Department lawyers alleged, in filings this week in U.S. District Court in Columbia, S.C., that J. A. LaPorte Inc. conspired with others to "submit collusive, noncompetitive and rigged bids" in connection with a 1981 contract for the dredging of the Georgetown Harbor. A Justice Department official said that government attorneys have agreed to a plea-bargain arrangement with the defendants, although he refused to provide details.

A secretary who answered the telephone in LaPorte's Arlington headquarters said company executives had no comment.

The allegation was the second case resulting from a continuing federal investigation into alleged antitrust violations in the dredging industry in the southeast United States, government officials said.
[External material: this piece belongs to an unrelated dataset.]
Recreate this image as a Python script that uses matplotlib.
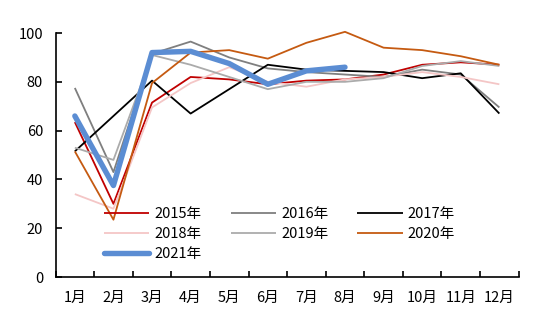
import matplotlib
matplotlib.use("Agg")
import matplotlib.pyplot as plt
import numpy as np

plt.rcParams['font.family'] = ['Noto Sans CJK SC', 'DejaVu Sans']

months = ["1月", "2月", "3月", "4月", "5月", "6月", "7月", "8月", "9月", "10月", "11月", "12月"]

y2015 = [63.5, 30, 71.5, 82, 81, 79, 80.5, 81, 83, 87, 88, 87]
y2016 = [77.5, 43, 91.5, 96.5, 90, 85.5, 84, 83, 82, 85, 83, 69.5]
y2017 = [51.5, 66, 80.5, 67, 77, 87, 85, 84.5, 84, 81.5, 83.5, 67]
y2018 = [34, 28, 69.5, 79.5, 86, 80, 78, 81, 82, 84, 82, 79]
y2019 = [53, 48, 91, 87, 82, 77, 80, 80, 81.5, 86.5, 88.5, 86.5]
y2020 = [51.5, 23.5, 79.5, 92, 93, 89.5, 96, 100.5, 94, 93, 90.5, 87]
y2021 = [66, 37.5, 92, 92.5, 87.5, 79, 84.5, 86]

series = [
    ("2015年", y2015, "#C00000", 1.3),
    ("2016年", y2016, "#7F7F7F", 1.3),
    ("2017年", y2017, "#000000", 1.3),
    ("2018年", y2018, "#F4C6C6", 1.3),
    ("2019年", y2019, "#ABABAB", 1.3),
    ("2020年", y2020, "#C55A11", 1.3),
    ("2021年", y2021, "#5B8DD3", 3.9),
]

fig = plt.figure(figsize=(5.5, 3.24), dpi=100)
ax = fig.add_axes([0.101, 0.145, 0.842, 0.753])

handles = {}
for name, vals, color, lw in series:
    x = np.arange(len(vals))
    ln, = ax.plot(x, vals, color=color, lw=lw, label=name,
                  solid_capstyle='round' if lw > 2 else 'butt', clip_on=False)
    handles[name] = ln

ax.set_xlim(-0.5, 11.5)
ax.set_ylim(0, 100)
ax.set_yticks([0, 20, 40, 60, 80, 100])
ax.set_xticks(np.arange(12))
ax.set_xticklabels(months)
ax.set_xticks(np.arange(-0.5, 12, 1), minor=True)
ax.tick_params(axis='x', which='major', length=0, pad=10, labelsize=10.5)
ax.tick_params(axis='x', which='minor', direction='in', length=4, width=1.2)
ax.tick_params(axis='y', direction='in', length=4, width=1.2, labelsize=10.5, pad=9)

for s in ['top', 'right']:
    ax.spines[s].set_visible(False)
for s in ['left', 'bottom']:
    ax.spines[s].set_linewidth(1.2)

order = ["2015年", "2018年", "2021年", "2016年", "2019年", "2017年", "2020年"]
ax.legend([handles[k] for k in order], order, ncol=3, frameon=False,
          loc='upper left', bbox_to_anchor=(0.092, 0.31), borderaxespad=0,
          handlelength=3.1, handletextpad=0.35, columnspacing=2.0,
          labelspacing=0.42, fontsize=10.5)

fig.savefig("out.png", dpi=100)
In October, Atkinson Dredging Co. of Chesapeake, Va., pleaded guilty in federal court in North Carolina to charges of rigging bids on a dredging project in Wilmington.

The investigation is being carried out by Justice's Antitrust Division, with assistance from the Pentagon's Defense Criminal Investigative Service, according to a Justice Department statement released yesterday.

Justice Department officials refused to identify other companies under investigation. They said, however, that the dredging probe is now part of a larger investigation the department's antitrust division is conducting into bid-rigging in federal procurement, in particular defense contracting.

The investigation into dredging operations involves projects authorized by the Army Corps of Engineers. The Corps, as part of its responsibility for maintaining federally authorized waterways, awards contracts for port dredging, according to Norman D. Moebs, a civil engineer with the corps in Charleston, S.C.

Moebs said three or four companies usually bid for a given project in his area, in a process the Justice Department said is designed to be competitive so that the "lowest responsible bidders" win the contracts.

Justice Department attorneys, however, alleged that LaPorte and other unnamed co-conspirators worked together to subvert this process in order to enable the company to win the contract for the harbor project.

As part of this conspiracy, the department alleges, the executives discussed the submission of prospective bids for Georgetown Harbor and decided to designate LaPorte to be the successful low bidder. The other conspirators submitted intentionally high bids and proposals "containing false, fictitious and fraudulent statements and entries," the Justice Department said.